By Aaliyah Myhand
In the offbeat Hollywood “bromantic” comedy, I Love You, Man a thirty-something real estate agent is finally engaged to the woman of his dreams, Zooey (played by Rashida Jones), yet finds himself in a pickle. As his upcoming wedding date looms around the corner, he must face the fact the he does not have any male friends, which inadvertently means that he will not have a best man. Thus, he must go on the search for someone to step up to the plate and show that he is not the social outcast that his family and fiancé thinks that he is.
Peter Klaven, played by Paul Rudd, is the realtor who is uncomfortably awkward while also charming. He has always gotten along better with women rather than men, but feels a need to secure a male best friend to be his best man. The issue in doing so is that he is hopelessly clueless when it comes to socializing with those of the same gender. Undeniably, there is not anyone better than Rudd at pulling the audience to feel for Peter and his lack of social skills and his pitiful isolation from most people. By the end of it all and to much surprise, he becomes the most realatable character of the movie.
In a desperate attempt to find a best friend, Peter decides to go man-shopping by going on “man dates” with people he meets on the internet – which results in predictable outcomes. None of the face-to-face introduction went further than having a dinner. There seems to be a string of luckless efforts until the appearance of a carefree individual who, in hindsight, would be everything and more that Peter could have ever asked for.
I’m sure that any man would love to have a friend like Sydney Fife. This is because Sydney, played by Jason Segel, encompasses all of the luxuries, privileges, and freedoms that men wish they could give themselves and act upon. Unfortunately, most men do not succumb to these desires because of fear of being alone or “uncool” in the eyes of their peers and women. Sydney, however, is unapologetically, comfortable in his own skin and could care less about how is perceived by the public.
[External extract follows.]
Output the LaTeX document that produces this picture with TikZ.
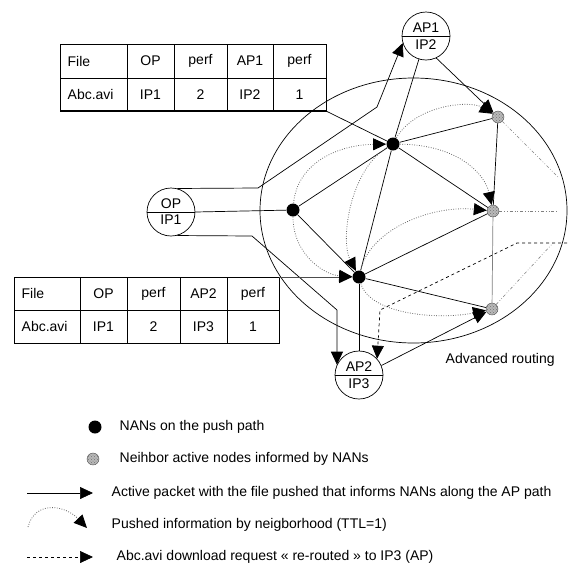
\documentclass[tikz,border=0pt]{standalone}
\usepackage{fontspec}
\setmainfont{Liberation Sans}
\usetikzlibrary{arrows.meta,shapes.multipart,patterns}

\begin{document}
\begin{tikzpicture}[x=1pt,y=-1pt,
    font=\fontsize{14}{16}\selectfont,
    line width=0.7pt,
    tip/.style={-{Triangle[length=13pt,width=12pt,color=black]}},
    nan/.style={circle,fill=black,inner sep=0pt,minimum size=13pt},
    nbr/.style={circle,draw=black!70,line width=0.4pt,fill=gray!55,inner sep=0pt,minimum size=12pt,
        postaction={pattern=crosshatch dots,pattern color=black!55}},
    apnode/.style={circle split,draw,fill=white,minimum size=48pt,inner sep=3pt},
    push/.style={gray!80!black,dash pattern=on 0.8pt off 1.6pt,line width=0.8pt,tip},
    outside/.style={gray,dash dot dot,line width=0.6pt},
    reroute/.style={dashed,tip}]
    \useasboundingbox (0,0) rectangle (568,566);
    % advanced routing area
    \draw (413.5,210.5) ellipse (153.5pt and 132.5pt);
    \node[anchor=west] (adv) at (442,360) {Advanced routing};

    % table at AP1
    \draw (60,44) rectangle (326,111);
    \draw (60,78) -- (326,78);
    \foreach \cx in {127,174,227,273} \draw (\cx,44) -- (\cx,111);
    \draw[line width=1.4pt] (60,111) -- (326,111);
    \coordinate (t1corner) at (326,111);
    \node[anchor=west] (t1file) at (64,61) {File};
    \node (t1op) at (150.5,61) {OP};
    \node (t1perf) at (200.5,61) {perf};
    \node (t1ap) at (250,61) {AP1};
    \node (t1perfb) at (299.5,61) {perf};
    \node[anchor=west] (t1name) at (64,94.5) {Abc.avi};
    \node (t1ip) at (150.5,94.5) {IP1};
    \node (t1val) at (200.5,94.5) {2};
    \node (t1ipb) at (250,94.5) {IP2};
    \node (t1valb) at (299.5,94.5) {1};

    % table at AP2
    \draw (14,277) rectangle (279,343);
    \draw (14,310) -- (279,310);
    \foreach \cx in {80,127,180,227} \draw (\cx,277) -- (\cx,343);
    \coordinate (t2corner) at (279,277);
    \node[anchor=west] (t2file) at (18,293.5) {File};
    \node (t2op) at (103.5,293.5) {OP};
    \node (t2perf) at (153.5,293.5) {perf};
    \node (t2ap) at (203.5,293.5) {AP2};
    \node (t2perfb) at (253,293.5) {perf};
    \node[anchor=west] (t2name) at (18,326.5) {Abc.avi};
    \node (t2ip) at (103.5,326.5) {IP1};
    \node (t2val) at (153.5,326.5) {2};
    \node (t2ipb) at (203.5,326.5) {IP3};
    \node (t2valb) at (253,326.5) {1};

    % nodes
    \node[apnode] (ap1) at (426,36) {AP1\nodepart{lower}IP2};
    \node[apnode] (op) at (171,212) {OP\nodepart{lower}IP1};
    \node[apnode] (ap2) at (359,375) {AP2\nodepart{lower}IP3};
    \node[nan] (nan1) at (293,210) {};
    \node[nan] (nan2) at (393,144) {};
    \node[nan] (nan3) at (359,277) {};
    \node[nbr] (nb1) at (498,117) {};
    \node[nbr] (nb2) at (493,211) {};
    \node[nbr] (nb3) at (492,309) {};

    % active packet paths
    \coordinate (opup) at (258,188);
    \coordinate (opturn) at (377,107);
    \draw[tip] (op.75) -- (opup) -- (opturn) -- (ap1.197);
    \coordinate (opdown) at (252,236);
    \coordinate (opdrop) at (337,310);
    \draw[tip] (op.-75) -- (opdown) -- (opdrop) -- (ap2.155);
    \draw (op.east) -- (nan1);
    \draw (t1corner) -- (nan2);
    \draw (nan1) -- (nan2);
    \draw (nan1) -- (nan3);
    \draw (nan2) -- (ap1);
    \draw (nan2) -- (nan3);
    \draw[tip] (ap1.-65) -- (nb1);
    \draw (nan2) -- (nb1);
    \draw (nan2) -- (nb2);
    \draw (nb1) -- (nb2);
    \draw[gray] (nb2) -- (nb3);
    \draw (nan3) -- (nb2);
    \draw (nan3) -- (nb3);
    \draw (nan3) -- (ap2);
    \draw[tip] (ap2.23) -- (nb3);
    \draw[gray!60!black,line width=1pt,tip] (t2corner) -- (nan3);

    % neighbourhood
    \draw[push] (nan1) .. controls (297,165) and (335,145) .. (nan2);
    \draw[push] (nan1) .. controls (293,255) and (325,275) .. (nan3);
    \draw[push] (nan2) .. controls (350,170) and (340,240) .. (nan3);
    \draw[push] (nan2) .. controls (415,105) and (470,100) .. (nb1);
    \draw[push] (nan2) .. controls (460,145) and (485,175) .. (nb2);
    \draw[push] (nan3) .. controls (370,230) and (430,205) .. (nb2);
    \draw[push] (nan3) .. controls (370,315) and (440,320) .. (nb3);

    \coordinate (out1) at (558,177);
    \coordinate (out2) at (558,211);
    \coordinate (out3) at (553,243);
    \draw[outside] (nb1) -- (out1);
    \draw[outside] (nb2) -- (out2);
    \draw[outside] (nb3) -- (out3);

    % re-routed request
    \coordinate (req) at (567,243);
    \coordinate (reqturn) at (517,243);
    \coordinate (reqdrop) at (380,310);
    \draw[reroute] (req) -- (reqturn) -- (reqdrop) -- (ap2.42);

    % legend
    \node[nan] (lnan) at (95,427) {};
    \node[anchor=west] (lnantext) at (116,427) {NANs on the push path};
    \node[nbr] (lnb) at (93,459) {};
    \node[anchor=west] (lnbtext) at (116,459) {Neihbor active nodes informed by NANs};
    \coordinate (la1) at (27,493);
    \coordinate (la2) at (93,493);
    \draw[tip] (la1) -- (la2);
    \node[anchor=west] (latext) at (108,493) {Active packet with the file pushed that informs NANs along the AP path};
    \coordinate (lp1) at (28,527);
    \coordinate (lp2) at (87,528);
    \draw[push] (lp1) .. controls (35,500) and (65,505) .. (lp2);
    \node[anchor=west] (lptext) at (108,525) {Pushed information by neigborhood (TTL=1)};
    \coordinate (ld1) at (27,557);
    \coordinate (ld2) at (93,557);
    \draw[reroute] (ld1) -- (ld2);
    \node[anchor=west] (ldtext) at (113,557) {Abc.avi download request « re-routed » to IP3 (AP)};
\end{tikzpicture}
\end{document}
John Haburg’s adult comedy pushes to explore what it truly means to have and be a friend, and that there is someone out there for everyone. As children, it is easy to make friends; you may invite another child to play on the swings with you and boom, you are now friends. As adults, making friends seems almost impossible and quite frankly, terrifying. This movie illuminates the trivial nature of doing so by depicting realistic situations with even more realistic characters than other productions. Overall, I Love You, Man is indisputably hilarious; it is funny in the aspect of physical humor along with R-rated language and jokes that can be cringe-worthy while also downright comical. You will leave this movie uplifted and probably still laughing, but that’s the purpose of comedies, right?